The court in Rio Bravo Oil Co. v. Weed, supra, also followed this same rule of presumption, not upon consideration of public policy as advanced in the two cases quoted from, but as a means of giving practical effect to the real intention of the grantor. And in discussing the last-mentioned rule for the presumption said:

"The use of this presumption is merely the application in a different form of the familiar rule of construction which has always been enforced by the courts, that is, to indulge the presumption that a grantor intends to convey to his grantee all of the appurtenant rights incident to the beneficial enjoyment of property which he has conveyed.
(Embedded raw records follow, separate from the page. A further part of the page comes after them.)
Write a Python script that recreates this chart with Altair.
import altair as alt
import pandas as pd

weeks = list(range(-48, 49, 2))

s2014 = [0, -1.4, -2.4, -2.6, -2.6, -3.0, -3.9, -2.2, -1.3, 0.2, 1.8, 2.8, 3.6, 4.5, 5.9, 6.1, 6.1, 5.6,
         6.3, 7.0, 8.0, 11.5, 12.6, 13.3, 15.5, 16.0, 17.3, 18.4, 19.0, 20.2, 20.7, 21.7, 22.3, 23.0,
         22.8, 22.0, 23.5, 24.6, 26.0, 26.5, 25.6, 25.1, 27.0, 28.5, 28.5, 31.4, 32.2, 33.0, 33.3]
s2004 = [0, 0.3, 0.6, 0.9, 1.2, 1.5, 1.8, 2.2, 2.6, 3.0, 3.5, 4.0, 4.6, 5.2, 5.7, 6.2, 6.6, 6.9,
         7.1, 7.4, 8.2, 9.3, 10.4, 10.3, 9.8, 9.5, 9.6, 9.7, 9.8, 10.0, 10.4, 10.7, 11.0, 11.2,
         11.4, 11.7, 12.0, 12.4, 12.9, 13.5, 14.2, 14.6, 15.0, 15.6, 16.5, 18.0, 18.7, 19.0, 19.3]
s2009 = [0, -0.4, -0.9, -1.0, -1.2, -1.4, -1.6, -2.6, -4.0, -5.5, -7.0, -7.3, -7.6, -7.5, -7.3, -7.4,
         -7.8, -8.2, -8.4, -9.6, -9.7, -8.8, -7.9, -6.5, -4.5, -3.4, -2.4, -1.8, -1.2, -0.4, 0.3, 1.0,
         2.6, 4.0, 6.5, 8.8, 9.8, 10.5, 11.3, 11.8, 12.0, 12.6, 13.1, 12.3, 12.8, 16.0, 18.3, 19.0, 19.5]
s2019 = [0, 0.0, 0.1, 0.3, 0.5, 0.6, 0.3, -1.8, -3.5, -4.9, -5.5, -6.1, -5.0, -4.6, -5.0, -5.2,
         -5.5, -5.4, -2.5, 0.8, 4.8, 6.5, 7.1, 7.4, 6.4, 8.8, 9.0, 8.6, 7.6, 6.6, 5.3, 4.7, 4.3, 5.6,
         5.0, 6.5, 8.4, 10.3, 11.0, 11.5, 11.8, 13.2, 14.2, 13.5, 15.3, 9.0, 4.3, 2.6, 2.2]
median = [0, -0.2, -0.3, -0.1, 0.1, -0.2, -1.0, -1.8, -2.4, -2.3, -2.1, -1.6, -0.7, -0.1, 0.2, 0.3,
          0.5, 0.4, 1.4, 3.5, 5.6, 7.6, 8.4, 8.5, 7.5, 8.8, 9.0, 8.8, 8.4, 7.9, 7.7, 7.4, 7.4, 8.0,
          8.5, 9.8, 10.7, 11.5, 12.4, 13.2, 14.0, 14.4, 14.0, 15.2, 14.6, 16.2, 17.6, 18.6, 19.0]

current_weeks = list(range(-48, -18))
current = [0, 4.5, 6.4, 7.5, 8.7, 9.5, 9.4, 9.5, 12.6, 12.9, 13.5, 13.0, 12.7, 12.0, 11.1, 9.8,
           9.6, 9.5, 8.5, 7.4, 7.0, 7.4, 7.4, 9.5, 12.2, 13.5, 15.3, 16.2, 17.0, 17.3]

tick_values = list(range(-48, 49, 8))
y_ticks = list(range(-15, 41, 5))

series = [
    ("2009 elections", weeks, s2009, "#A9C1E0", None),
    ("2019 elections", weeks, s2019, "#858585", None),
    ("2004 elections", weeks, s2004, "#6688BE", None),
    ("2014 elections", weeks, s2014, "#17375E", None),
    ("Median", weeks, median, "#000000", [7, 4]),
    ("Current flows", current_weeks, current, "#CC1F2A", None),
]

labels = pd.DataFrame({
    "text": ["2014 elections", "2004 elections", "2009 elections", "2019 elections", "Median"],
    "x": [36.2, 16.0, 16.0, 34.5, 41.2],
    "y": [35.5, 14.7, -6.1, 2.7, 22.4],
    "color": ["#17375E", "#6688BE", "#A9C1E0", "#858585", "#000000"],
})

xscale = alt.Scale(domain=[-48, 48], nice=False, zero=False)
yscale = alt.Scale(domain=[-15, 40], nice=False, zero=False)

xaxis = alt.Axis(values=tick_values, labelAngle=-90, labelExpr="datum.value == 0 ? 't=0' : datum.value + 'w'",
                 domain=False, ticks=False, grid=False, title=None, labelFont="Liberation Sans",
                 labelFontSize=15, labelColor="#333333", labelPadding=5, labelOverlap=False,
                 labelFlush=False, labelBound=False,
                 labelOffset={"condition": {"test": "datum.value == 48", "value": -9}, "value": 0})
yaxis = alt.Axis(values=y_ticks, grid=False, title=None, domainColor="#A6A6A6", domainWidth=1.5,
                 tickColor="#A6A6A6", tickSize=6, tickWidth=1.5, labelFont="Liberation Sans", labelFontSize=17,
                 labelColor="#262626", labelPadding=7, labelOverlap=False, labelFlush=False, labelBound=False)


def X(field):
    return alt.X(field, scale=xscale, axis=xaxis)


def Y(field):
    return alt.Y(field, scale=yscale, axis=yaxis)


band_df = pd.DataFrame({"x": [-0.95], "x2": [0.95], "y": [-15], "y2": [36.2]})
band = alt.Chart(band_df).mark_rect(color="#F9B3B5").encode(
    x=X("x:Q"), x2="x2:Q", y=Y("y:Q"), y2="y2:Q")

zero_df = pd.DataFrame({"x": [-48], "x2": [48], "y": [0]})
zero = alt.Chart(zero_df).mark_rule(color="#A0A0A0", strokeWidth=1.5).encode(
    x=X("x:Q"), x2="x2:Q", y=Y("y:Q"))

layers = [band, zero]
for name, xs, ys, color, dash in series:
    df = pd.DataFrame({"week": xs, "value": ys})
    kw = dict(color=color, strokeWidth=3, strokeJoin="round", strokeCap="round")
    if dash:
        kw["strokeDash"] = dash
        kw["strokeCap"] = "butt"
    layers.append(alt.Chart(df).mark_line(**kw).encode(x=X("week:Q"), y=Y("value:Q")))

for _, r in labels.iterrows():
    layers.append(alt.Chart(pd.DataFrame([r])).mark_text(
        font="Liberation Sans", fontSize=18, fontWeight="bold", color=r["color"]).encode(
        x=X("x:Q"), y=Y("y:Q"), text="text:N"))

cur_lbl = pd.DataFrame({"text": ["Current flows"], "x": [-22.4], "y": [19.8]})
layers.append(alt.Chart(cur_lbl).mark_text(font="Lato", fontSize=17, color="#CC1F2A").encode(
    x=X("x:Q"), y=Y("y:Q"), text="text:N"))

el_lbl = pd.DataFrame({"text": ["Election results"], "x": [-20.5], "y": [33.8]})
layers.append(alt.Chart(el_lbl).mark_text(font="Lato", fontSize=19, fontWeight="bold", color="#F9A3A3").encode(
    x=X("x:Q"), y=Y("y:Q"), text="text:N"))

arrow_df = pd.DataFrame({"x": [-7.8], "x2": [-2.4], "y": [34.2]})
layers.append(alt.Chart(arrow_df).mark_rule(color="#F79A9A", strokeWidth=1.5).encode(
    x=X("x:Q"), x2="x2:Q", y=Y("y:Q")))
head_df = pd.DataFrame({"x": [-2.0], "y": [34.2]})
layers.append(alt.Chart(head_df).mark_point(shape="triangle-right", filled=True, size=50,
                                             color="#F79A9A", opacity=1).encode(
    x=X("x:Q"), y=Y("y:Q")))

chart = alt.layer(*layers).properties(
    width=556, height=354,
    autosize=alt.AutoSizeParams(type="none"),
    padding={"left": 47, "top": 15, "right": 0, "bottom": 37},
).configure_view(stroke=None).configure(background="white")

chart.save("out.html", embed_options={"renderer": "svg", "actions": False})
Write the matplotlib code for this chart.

In other words, when a person conveys a piece of property abutting upon a public highway or nonnavigable stream it is but natural to assume, in the absence of an express reservation to the contrary, that he intends to convey the same with all of the beneficial rights enjoyed by him in its use. * * *

"We think the legal presumption is sustained by sound reason when it is based upon the fact that valuable rights and privileges appurtenant to property should be presumed to pass in a conveyance thereof in the absence of a clear and unequivocal intention to the contrary."

Douglass acquired a ten-year limitation title to the whole 30-foot strip, and title to the West half of the strip by virtue of the conveyance to him of Lot No. 5. When he and his children conveyed this lot off, this 30-foot strip was situated upon the eastern edge of his land then conveyed by him. He owned no land on further to the East of the strip.

So, construing said deed in the light of the presumption herein discussed, and the conveyance containing no words of specific description to show a contrary intent, the judgment of the trial court denying appellants a recovery of the 30-foot strip is affirmed.